WTOP's Kate Ryan reports
WASHINGTON - Meet Marco and Maria.
"They're engaged to be married, they love each other very much and they're traumatized when one of them gets hurt by doing something careless," said Jeff Dunckel, coordinator for pedestrian safety in Montgomery County. For Marco and Maria, that careless act is crossing the street without using the crosswalk.
But Marco and Maria aren't real. They're fictional characters in a graphic-novel style pedestrian safety campaign recently launched in Montgomery County. The story is already appearing on Ride On buses and a number of bus shelters in the county.
Dunckel said the idea was to deliver a serious message about pedestrian safety, while drawing people in with the story of a romance in peril. He said the soap opera format coupled with the comic-book style generated a lot of discussion before the launch.
"There was initial concern that this sort of ‘telenovela' idea was stereotypic," Dunckel said.
Telenovelas, highly stylized soap operas, are a staple of a lot of Spanish-language channels in the U.S. and abroad.
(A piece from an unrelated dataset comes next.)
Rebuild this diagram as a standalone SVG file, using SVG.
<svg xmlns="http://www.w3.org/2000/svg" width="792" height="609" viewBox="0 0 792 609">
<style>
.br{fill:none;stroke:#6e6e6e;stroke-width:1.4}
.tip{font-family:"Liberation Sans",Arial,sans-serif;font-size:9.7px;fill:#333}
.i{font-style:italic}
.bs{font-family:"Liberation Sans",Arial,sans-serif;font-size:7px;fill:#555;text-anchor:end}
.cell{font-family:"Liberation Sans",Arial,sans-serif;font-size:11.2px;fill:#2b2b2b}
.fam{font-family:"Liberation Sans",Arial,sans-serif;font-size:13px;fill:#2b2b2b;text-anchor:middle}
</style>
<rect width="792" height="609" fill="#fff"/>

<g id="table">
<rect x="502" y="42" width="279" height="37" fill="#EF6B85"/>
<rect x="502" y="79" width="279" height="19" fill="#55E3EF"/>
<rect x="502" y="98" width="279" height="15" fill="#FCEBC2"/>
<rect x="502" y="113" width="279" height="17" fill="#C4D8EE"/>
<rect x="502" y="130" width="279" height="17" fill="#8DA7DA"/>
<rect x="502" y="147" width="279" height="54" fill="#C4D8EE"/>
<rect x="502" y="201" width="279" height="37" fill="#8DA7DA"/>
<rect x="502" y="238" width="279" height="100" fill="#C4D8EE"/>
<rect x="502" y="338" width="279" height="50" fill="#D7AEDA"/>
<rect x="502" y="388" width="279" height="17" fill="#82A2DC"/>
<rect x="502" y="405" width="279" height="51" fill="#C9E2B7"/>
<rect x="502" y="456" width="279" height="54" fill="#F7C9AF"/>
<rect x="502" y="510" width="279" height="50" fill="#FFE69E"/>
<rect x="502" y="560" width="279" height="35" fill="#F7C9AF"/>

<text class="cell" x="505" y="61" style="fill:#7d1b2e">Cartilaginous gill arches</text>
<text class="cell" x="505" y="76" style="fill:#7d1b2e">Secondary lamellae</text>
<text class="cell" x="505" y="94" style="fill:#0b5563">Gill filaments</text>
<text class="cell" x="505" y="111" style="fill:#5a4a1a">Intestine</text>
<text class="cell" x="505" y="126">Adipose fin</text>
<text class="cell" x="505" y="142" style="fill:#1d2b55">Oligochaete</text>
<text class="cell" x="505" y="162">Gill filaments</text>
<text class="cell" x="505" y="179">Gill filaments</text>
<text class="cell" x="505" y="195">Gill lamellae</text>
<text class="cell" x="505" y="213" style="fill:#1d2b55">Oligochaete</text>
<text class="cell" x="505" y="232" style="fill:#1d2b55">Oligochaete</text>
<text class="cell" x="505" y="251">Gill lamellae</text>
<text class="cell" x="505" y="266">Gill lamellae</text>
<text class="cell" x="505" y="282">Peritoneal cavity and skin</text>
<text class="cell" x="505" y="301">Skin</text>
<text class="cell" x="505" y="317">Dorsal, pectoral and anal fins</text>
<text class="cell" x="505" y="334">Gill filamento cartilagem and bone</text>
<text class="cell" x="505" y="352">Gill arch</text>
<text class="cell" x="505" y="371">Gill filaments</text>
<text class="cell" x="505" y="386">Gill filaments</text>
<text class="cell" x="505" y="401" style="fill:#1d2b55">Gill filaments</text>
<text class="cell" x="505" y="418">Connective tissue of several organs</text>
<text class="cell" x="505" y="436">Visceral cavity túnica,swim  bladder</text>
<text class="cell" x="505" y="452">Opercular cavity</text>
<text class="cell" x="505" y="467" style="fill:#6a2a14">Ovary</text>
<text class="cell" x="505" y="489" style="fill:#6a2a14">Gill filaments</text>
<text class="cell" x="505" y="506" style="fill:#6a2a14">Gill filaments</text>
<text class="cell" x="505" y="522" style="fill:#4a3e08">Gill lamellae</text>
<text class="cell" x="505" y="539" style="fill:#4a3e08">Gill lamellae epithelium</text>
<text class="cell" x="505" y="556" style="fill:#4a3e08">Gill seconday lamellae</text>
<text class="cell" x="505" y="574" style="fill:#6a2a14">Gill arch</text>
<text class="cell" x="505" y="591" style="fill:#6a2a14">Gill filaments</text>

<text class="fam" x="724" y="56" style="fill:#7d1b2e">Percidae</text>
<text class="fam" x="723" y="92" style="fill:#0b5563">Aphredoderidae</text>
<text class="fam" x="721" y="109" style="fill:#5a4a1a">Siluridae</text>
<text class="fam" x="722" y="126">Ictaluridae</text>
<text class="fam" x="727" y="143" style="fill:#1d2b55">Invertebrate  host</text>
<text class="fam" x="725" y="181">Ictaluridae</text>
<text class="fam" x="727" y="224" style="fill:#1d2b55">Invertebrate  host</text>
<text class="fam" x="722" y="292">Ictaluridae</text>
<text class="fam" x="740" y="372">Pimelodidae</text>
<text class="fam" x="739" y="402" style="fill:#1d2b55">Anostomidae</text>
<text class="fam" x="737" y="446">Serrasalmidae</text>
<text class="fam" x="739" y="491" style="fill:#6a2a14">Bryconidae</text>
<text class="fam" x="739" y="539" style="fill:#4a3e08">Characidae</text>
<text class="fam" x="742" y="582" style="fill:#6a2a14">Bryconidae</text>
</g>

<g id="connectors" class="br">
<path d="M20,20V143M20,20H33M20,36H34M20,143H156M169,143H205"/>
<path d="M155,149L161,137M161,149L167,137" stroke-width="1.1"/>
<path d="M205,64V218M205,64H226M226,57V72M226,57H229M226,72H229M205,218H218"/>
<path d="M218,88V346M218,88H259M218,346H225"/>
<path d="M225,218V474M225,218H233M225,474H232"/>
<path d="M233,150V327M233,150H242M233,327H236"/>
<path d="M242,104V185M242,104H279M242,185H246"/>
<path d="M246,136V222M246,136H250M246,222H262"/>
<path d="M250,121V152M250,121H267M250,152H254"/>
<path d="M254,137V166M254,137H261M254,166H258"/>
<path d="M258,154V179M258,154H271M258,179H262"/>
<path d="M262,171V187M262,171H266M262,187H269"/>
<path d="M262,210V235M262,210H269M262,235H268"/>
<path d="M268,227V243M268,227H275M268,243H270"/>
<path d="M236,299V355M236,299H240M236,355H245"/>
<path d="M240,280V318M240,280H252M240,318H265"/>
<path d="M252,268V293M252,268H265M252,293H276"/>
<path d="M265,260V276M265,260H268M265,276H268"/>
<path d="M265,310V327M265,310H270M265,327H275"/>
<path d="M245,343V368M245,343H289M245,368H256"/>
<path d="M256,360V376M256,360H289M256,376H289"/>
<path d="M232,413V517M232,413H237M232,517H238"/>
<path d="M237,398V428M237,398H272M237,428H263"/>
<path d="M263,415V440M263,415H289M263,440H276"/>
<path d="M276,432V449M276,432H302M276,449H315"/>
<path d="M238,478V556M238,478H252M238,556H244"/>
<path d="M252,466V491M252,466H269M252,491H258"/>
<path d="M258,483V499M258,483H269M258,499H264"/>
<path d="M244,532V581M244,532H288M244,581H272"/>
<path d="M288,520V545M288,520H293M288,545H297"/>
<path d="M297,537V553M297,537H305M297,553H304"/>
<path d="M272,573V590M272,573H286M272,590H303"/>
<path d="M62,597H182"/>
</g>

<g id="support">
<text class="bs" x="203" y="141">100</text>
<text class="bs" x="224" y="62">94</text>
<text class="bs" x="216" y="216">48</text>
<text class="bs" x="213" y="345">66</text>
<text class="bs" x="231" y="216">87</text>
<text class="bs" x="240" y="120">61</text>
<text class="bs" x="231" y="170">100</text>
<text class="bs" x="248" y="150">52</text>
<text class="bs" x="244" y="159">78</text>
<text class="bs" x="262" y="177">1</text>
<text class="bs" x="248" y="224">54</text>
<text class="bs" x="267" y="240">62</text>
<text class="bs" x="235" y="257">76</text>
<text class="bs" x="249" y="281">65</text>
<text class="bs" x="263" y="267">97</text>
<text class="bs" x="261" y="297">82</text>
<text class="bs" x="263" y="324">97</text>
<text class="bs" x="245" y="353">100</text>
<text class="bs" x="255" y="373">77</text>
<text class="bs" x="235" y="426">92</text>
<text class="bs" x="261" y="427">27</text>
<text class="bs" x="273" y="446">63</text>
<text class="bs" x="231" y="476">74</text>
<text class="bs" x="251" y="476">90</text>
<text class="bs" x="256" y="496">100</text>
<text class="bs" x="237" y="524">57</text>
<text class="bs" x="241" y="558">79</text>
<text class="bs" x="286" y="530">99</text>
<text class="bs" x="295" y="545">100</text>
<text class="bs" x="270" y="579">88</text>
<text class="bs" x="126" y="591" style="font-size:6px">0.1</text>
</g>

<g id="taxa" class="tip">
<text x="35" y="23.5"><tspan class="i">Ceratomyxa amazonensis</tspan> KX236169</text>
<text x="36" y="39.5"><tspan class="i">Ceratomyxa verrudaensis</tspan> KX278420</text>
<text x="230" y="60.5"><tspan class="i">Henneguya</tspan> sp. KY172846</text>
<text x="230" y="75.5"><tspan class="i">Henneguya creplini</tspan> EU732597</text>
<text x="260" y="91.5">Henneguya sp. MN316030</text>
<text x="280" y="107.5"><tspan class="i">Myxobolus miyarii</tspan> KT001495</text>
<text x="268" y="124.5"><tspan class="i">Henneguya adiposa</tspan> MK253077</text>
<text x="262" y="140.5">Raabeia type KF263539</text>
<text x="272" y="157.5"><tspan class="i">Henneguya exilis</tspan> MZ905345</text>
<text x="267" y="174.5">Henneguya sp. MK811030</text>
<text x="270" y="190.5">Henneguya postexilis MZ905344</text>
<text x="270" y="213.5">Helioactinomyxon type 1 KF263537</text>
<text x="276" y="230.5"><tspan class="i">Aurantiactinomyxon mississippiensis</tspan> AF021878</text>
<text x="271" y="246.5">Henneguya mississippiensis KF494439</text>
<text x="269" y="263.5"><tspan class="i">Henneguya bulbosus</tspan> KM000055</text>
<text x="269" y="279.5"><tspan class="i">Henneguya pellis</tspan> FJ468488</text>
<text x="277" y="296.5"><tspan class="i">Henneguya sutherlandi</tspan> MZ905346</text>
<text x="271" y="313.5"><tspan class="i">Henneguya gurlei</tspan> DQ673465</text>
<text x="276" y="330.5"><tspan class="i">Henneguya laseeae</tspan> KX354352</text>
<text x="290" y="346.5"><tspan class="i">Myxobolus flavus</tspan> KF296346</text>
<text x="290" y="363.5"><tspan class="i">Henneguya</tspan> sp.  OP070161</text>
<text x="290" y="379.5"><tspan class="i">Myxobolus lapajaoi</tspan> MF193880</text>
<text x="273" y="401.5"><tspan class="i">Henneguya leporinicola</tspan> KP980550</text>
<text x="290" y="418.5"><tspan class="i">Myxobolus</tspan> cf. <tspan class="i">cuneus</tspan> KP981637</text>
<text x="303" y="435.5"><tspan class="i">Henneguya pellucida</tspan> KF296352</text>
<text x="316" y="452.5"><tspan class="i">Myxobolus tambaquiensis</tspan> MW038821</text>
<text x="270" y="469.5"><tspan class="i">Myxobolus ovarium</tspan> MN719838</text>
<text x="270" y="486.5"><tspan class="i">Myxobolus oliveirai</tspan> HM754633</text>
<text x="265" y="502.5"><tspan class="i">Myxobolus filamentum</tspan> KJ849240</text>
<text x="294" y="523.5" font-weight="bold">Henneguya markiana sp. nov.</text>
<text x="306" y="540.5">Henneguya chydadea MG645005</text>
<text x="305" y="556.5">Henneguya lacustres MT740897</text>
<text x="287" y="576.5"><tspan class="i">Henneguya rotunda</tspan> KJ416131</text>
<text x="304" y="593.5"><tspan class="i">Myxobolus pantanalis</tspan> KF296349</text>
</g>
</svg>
Dunckel said telenovelas are popular with the population Montgomery County is trying to reach, and the reaction from focus groups was positive.
"This love-relationship between Maria and Marco is playing to the idea that if you love ‘Maria'-- if you love the woman in your life —- you'll be careful when you're on the street," Dunckel said.
You can follow the continuing saga of Marco and Maria on Montgomery County's Ride-On buses and in bus shelters in Montgomery County. The new public safety campaign was launched earlier this month.